→ Instructions to follow: Skip the pictures. Set down, word for word, the lines from the start of the material up to and including the line with "from bokeh.resources import INLINE".

++++

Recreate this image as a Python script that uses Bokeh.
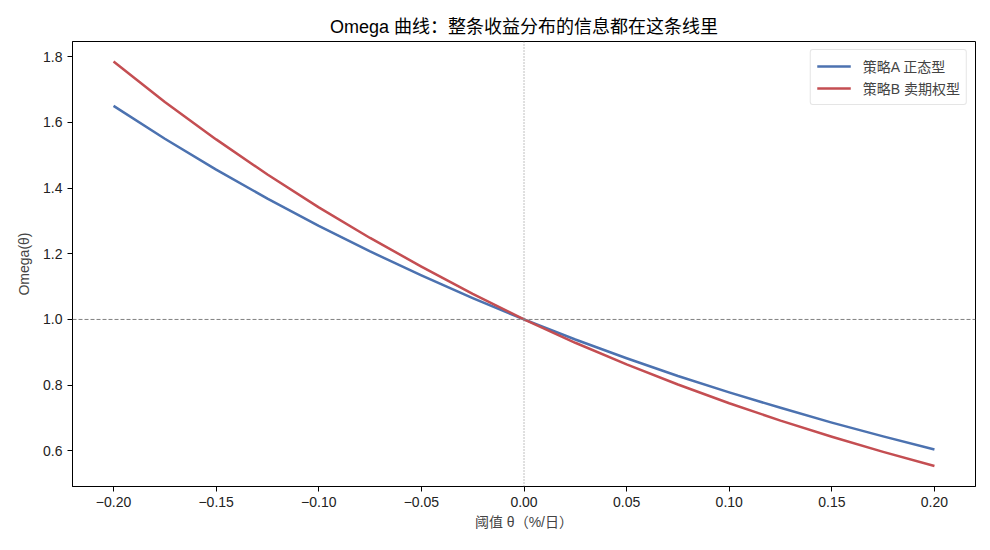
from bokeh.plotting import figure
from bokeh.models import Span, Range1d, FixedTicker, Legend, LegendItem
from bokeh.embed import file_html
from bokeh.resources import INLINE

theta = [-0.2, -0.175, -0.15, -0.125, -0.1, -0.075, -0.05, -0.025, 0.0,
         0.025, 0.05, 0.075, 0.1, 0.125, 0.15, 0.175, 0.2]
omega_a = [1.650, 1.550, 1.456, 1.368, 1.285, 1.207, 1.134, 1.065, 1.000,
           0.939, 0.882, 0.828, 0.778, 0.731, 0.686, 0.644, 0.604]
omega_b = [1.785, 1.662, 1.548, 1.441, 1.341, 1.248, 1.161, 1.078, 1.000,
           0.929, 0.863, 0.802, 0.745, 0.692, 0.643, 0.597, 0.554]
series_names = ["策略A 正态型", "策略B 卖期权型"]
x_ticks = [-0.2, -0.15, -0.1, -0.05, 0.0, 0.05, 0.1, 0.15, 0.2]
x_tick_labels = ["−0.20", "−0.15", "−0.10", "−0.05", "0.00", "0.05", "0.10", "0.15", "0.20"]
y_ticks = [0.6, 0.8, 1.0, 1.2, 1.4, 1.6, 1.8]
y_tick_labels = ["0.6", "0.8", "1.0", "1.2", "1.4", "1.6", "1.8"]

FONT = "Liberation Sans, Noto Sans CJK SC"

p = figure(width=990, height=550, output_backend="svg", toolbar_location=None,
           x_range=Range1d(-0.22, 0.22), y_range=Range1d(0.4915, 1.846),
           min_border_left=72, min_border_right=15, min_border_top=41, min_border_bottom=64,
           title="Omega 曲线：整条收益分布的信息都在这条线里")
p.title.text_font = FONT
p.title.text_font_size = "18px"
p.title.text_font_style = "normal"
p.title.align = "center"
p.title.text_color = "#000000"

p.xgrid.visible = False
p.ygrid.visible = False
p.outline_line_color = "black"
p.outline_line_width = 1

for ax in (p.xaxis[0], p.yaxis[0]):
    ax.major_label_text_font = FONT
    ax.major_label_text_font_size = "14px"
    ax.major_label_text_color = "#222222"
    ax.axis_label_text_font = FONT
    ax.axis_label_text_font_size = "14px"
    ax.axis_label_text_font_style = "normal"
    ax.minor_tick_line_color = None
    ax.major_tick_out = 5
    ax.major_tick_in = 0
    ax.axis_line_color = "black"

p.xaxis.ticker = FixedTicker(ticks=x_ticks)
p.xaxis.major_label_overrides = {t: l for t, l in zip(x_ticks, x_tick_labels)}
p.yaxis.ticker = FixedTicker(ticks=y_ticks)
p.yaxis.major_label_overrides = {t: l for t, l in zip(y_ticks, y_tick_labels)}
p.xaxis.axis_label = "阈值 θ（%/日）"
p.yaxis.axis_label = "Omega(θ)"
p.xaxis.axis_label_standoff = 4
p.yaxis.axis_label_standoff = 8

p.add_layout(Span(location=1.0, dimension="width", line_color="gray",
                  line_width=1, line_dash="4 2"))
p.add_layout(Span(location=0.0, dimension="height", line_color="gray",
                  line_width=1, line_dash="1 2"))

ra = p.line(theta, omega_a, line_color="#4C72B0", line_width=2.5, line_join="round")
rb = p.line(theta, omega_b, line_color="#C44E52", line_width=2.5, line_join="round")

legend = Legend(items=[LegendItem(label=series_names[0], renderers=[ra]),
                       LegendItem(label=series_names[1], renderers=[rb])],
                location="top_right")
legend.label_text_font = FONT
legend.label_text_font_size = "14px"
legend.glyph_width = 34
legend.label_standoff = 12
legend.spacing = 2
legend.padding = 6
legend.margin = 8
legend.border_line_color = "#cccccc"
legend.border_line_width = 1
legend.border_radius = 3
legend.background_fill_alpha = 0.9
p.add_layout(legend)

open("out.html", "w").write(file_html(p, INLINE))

++++

→ Full response:
Recreate this image as a Python script that uses Bokeh.
from bokeh.plotting import figure
from bokeh.models import Span, Range1d, FixedTicker, Legend, LegendItem
from bokeh.embed import file_html
from bokeh.resources import INLINE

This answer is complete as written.